Reliable state funding guarantees the consistent functioning of the service and
enables long-term strategic planning. Our Czech visitors run their Family
Centres with what could be termed unreliable state funding, having to
repeatedly apply for grants that they may or may not be given, and thus not be
able to look much further into the future than the next grant application
deadline.
Given its levels of deprivation, and residents’ very low
levels of disposable income, it would be completely unacceptable for anything
but the most nominal of payments be requested from service users themselves.
This leaves us with the third option – private funding. From a rational
perspective at least, it would seem obvious to ask the private sector to help
fund vital services and resources – public budgets are being cut, while large
companies continue to make multimillion pound profits. As has been repeatedly
demonstrated during the last few decades, privatisation of public services
adversely affects the quality of the service delivered. The notion that
facilities like the Children’s’ Centre could be privatised is grim, and
completely unacceptable - it would create a situation where the welfare of
vulnerable children and their parents would constantly come second behind the
imperative to make a profit. Thus, a far better way of using private money for
the public good would be for the kinds of large retailers and other
corporations who have flocked to Bridgwater in recent decades to be asked to
contribute towards the upkeep of services. For example, in order to receive
planning permission, a new housing development proposed by a major housing
developer could be required to include a community building donated to local
residents. To receive permission to build a new superstore, a retail giant like
Tesco might have to agree to fund a number of youth or other clubs, or make
sizeable donations to facilities like the Children’s Centre or Eastover School.

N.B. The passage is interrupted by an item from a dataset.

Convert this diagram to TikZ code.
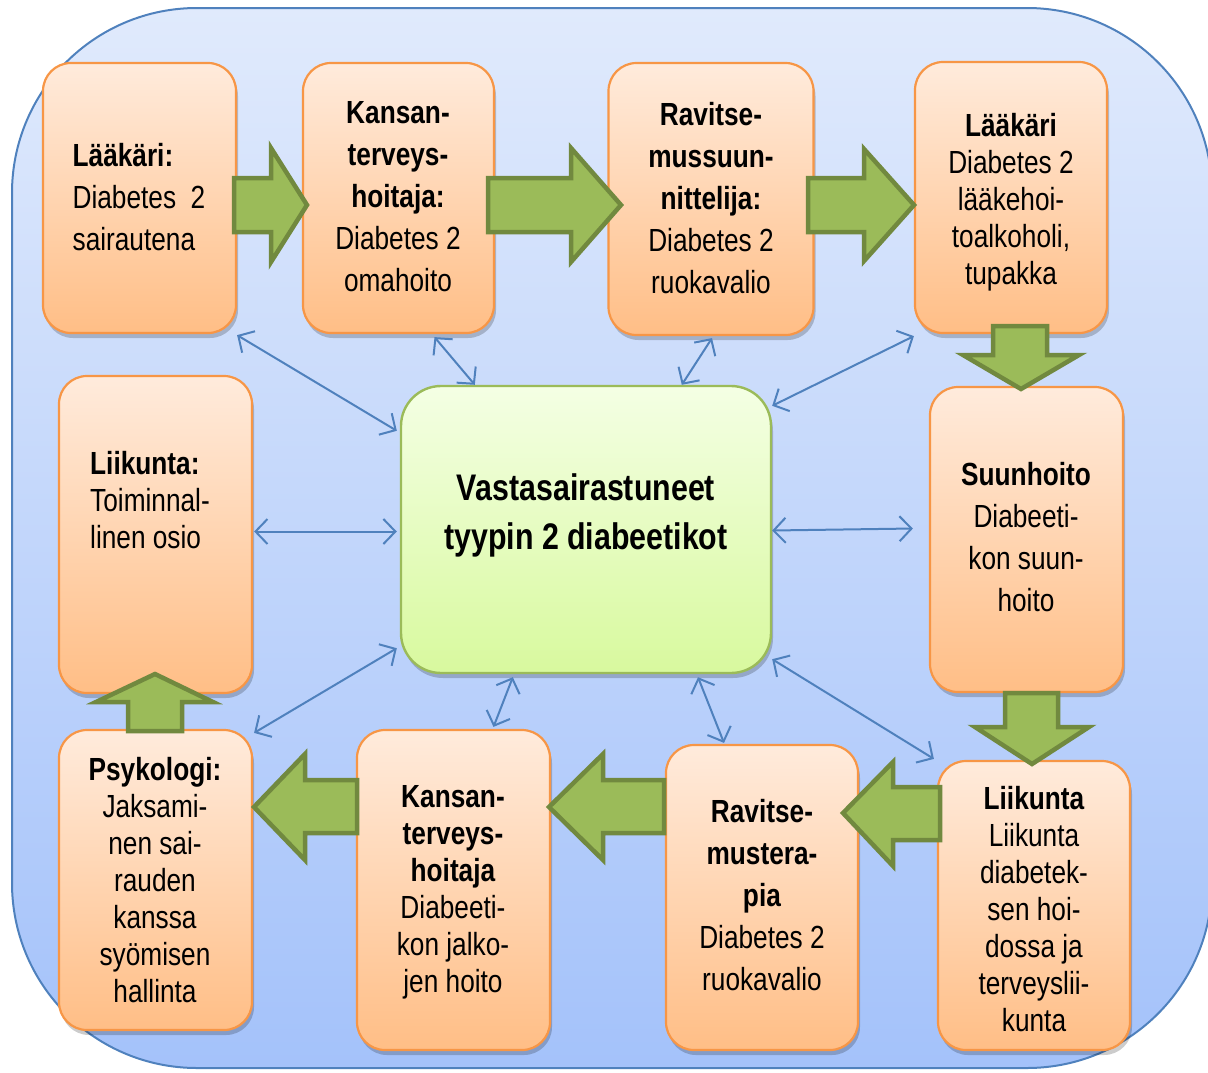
\documentclass[tikz,border=0pt]{standalone}
\usepackage{fontspec}
\setmainfont{Liberation Sans}[FakeStretch=0.82]
\usetikzlibrary{arrows.meta,shadows,calc}

\definecolor{bgtop}{RGB}{224,234,252}
\definecolor{bgbot}{RGB}{164,194,250}
\definecolor{bgline}{RGB}{79,129,189}
\definecolor{cardtop}{RGB}{255,235,220}
\definecolor{cardbot}{RGB}{255,190,134}
\definecolor{cardline}{RGB}{247,150,70}
\definecolor{hubtop}{RGB}{244,255,228}
\definecolor{hubbot}{RGB}{216,249,158}
\definecolor{hubline}{RGB}{155,187,89}
\definecolor{flowfill}{RGB}{155,187,89}
\definecolor{flowline}{RGB}{113,137,63}
\definecolor{linkblue}{RGB}{79,129,189}

\tikzset{
  card/.style={rectangle, rounded corners=28pt, draw=cardline, line width=2.2pt,
    top color=cardtop, bottom color=cardbot, inner sep=0pt,
    drop shadow={shadow xshift=2pt, shadow yshift=-5pt, opacity=0.2, fill=black}},
  hub/.style={rectangle, rounded corners=40pt, draw=hubline, line width=2.4pt,
    top color=hubtop, bottom color=hubbot, inner sep=0pt,
    drop shadow={shadow xshift=2pt, shadow yshift=-5pt, opacity=0.2, fill=black}},
  wide/.style={font=\fontsize{32}{42}\selectfont, align=center, inner sep=0pt},
  tight/.style={font=\fontsize{32}{37}\selectfont, align=center, inner sep=0pt},
  flow/.style={fill=flowfill, draw=flowline, line width=4.5pt, line join=miter},
  link/.style={draw=linkblue, line width=2pt, <->,
    >={Straight Barb[length=12pt,width=25pt]}},
}

\begin{document}
\begin{tikzpicture}[x=1pt,y=-1pt]
\useasboundingbox (0,0) rectangle (1208,1072);

% background panel
\draw[draw=bgline, line width=2pt, top color=bgtop, bottom color=bgbot,
  rounded corners=185pt] (12,8) rectangle (1212,1068);

% outer boxes
\node[card, minimum width=193pt, minimum height=270pt] (b1) at (139.5,198) {};
\node[card, minimum width=191pt, minimum height=270pt] (b2) at (398.5,198) {};
\node[card, minimum width=205pt, minimum height=272pt] (b3) at (711,199) {};
\node[card, minimum width=192pt, minimum height=271pt] (b4) at (1011,197.5) {};
\node[card, minimum width=193pt, minimum height=317pt] (b5) at (155.5,534.5) {};
\node[card, minimum width=193pt, minimum height=305pt] (b6) at (1026.5,539.5) {};
\node[card, minimum width=193pt, minimum height=300pt] (b7) at (155.5,880) {};
\node[card, minimum width=193pt, minimum height=320pt] (b8) at (453.5,890) {};
\node[card, minimum width=192pt, minimum height=305pt] (b9) at (762,897.5) {};
\node[card, minimum width=192pt, minimum height=289pt] (b10) at (1034,905.5) {};

% central box
\node[hub, minimum width=370pt, minimum height=287pt] (c) at (586,529.5) {};

% texts
\node[wide, align=left] (t1) at (139,197) {\textbf{Lääkäri:}\\Diabetes\ \ 2\\sairautena};
\node[wide] (t2) at (398,197) {\textbf{Kansan-}\\\textbf{terveys-}\\\textbf{hoitaja:}\\Diabetes 2\\omahoito};
\node[wide] (t3) at (711,198) {\textbf{Ravitse-}\\\textbf{mussuun-}\\\textbf{nittelija:}\\Diabetes 2\\ruokavalio};
\node[tight] (t4) at (1011,202) {\textbf{Lääkäri}\\Diabetes 2\\lääkehoi-\\toalkoholi,\\tupakka};
\node[tight, align=left] (t5) at (150,500) {\textbf{Liikunta:}\\Toiminnal-\\linen osio};
\node[wide] (t6) at (1026,537) {\textbf{Suunhoito}\\Diabeeti-\\kon suun-\\hoito};
\node[tight] (t7) at (155,880) {\textbf{Psykologi:}\\Jaksami-\\nen sai-\\rauden\\kanssa\\syömisen\\hallinta};
\node[tight] (t8) at (453,892) {\textbf{Kansan-}\\\textbf{terveys-}\\\textbf{hoitaja}\\Diabeeti-\\kon jalko-\\jen hoito};
\node[wide] (t9) at (762,895) {\textbf{Ravitse-}\\\textbf{mustera-}\\\textbf{pia}\\Diabetes 2\\ruokavalio};
\node[tight] (t10) at (1034,909) {\textbf{Liikunta}\\Liikunta\\diabetek-\\sen hoi-\\dossa ja\\terveyslii-\\kunta};
\node[font=\fontsize{37}{49}\selectfont\bfseries, align=center, inner sep=0pt] (tc) at (586,515)
  {Vastasairastuneet\\tyypin 2 diabeetikot};

% green flow arrows
\draw[flow] (234,178) -- (271,178) -- (271,148) -- (307,205) -- (271,262) -- (271,232) -- (234,232) -- cycle;
\draw[flow] (488,178) -- (571,178) -- (571,148) -- (621,205) -- (571,262) -- (571,232) -- (488,232) -- cycle;
\draw[flow] (808,178) -- (864,178) -- (864,149) -- (914,205) -- (864,261) -- (864,232) -- (808,232) -- cycle;
\draw[flow] (993,326) -- (1047,326) -- (1047,355) -- (1079,355) -- (1021,389) -- (963,355) -- (993,355) -- cycle;
\draw[flow] (1005,693) -- (1058,693) -- (1058,727) -- (1089,727) -- (1032,764) -- (975,727) -- (1005,727) -- cycle;
\draw[flow] (940,787) -- (893,787) -- (893,762) -- (843,813) -- (893,866) -- (893,840) -- (940,840) -- cycle;
\draw[flow] (664,780) -- (603,780) -- (603,754) -- (549,807) -- (603,860) -- (603,833) -- (664,833) -- cycle;
\draw[flow] (357,780) -- (305,780) -- (305,754) -- (254,807) -- (305,860) -- (305,833) -- (357,833) -- cycle;
\draw[flow] (128,731) -- (182,731) -- (182,702) -- (213,702) -- (155,674) -- (96,702) -- (128,702) -- cycle;

% blue two-way links to the central box
\draw[link] ($(b1.south east)+(0,1)$) -- ($(c.north west)+(-3,46)$);
\draw[link] ($(b2.south)+(36,3)$) -- ($(c.north west)+(75,0)$);
\draw[link] ($(b3.south)+(1,2)$) -- ($(c.north west)+(282,0)$);
\draw[link] ($(b4.south west)+(0,2)$) -- ($(c.north east)+(0,21)$);
\draw[link] ($(b5.east)+(1,-3)$) -- ($(c.west)+(-3,2)$);
\draw[link] ($(c.east)+(0,1)$) -- ($(b6.west)+(-16,-11)$);
\draw[link] ($(b7.north east)+(1,4)$) -- ($(c.south west)+(-3,-26)$);
\draw[link] ($(c.south west)+(113,3)$) -- ($(b8.north)+(40,-2)$);
\draw[link] ($(c.south)+(112,3)$) -- ($(b9.north)+(-38,-1)$);
\draw[link] ($(c.south east)+(0,-15)$) -- ($(b10.north west)+(-3,-1)$);
\end{tikzpicture}
\end{document}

The skewed balance of private and public power was
demonstrated when French energy company EDF, behind the proposed third reactor
at Hinkley Point, was asked by Sedgemoor District Council to make an annual
payment to compensate the town for the continued disruption its construction
and upkeep would cause. The company simply said no, and the council could do
nothing but accept its decision. A far more progressive arrangement would
require such payments by law – a small price to pay in return for making
millions of pounds out of local people. However, such a situation would still
only be a least-worst solution. It would raise uncomfortable questions about
the extent to which the public was said to ‘owe’ the private sector, and
whether in future local facilities will come sponsored by Asda or Tescos.
Simon Hann gets his thoughts together in thinkers corner |
Realistically, in the short to medium term, the most likely
outcome will be a ramshackle combination of all three sources of funding.
Perhaps limited public grants to everything from Children’s Centres to Youth
Clubs will be combined with (hopefully nominal) on-the-door fees for service
users, topped up with donations from major businesses. Such a situation would
be far from ideal - as generous as it is for private corporations to make
voluntary donations to local services, said payments are inevitably going to be
small, tokenistic and made purely for their public relations value. It would
also be a far less stable financial basis than full public funding can provide,
and the quality of the services provided would be bound to fall.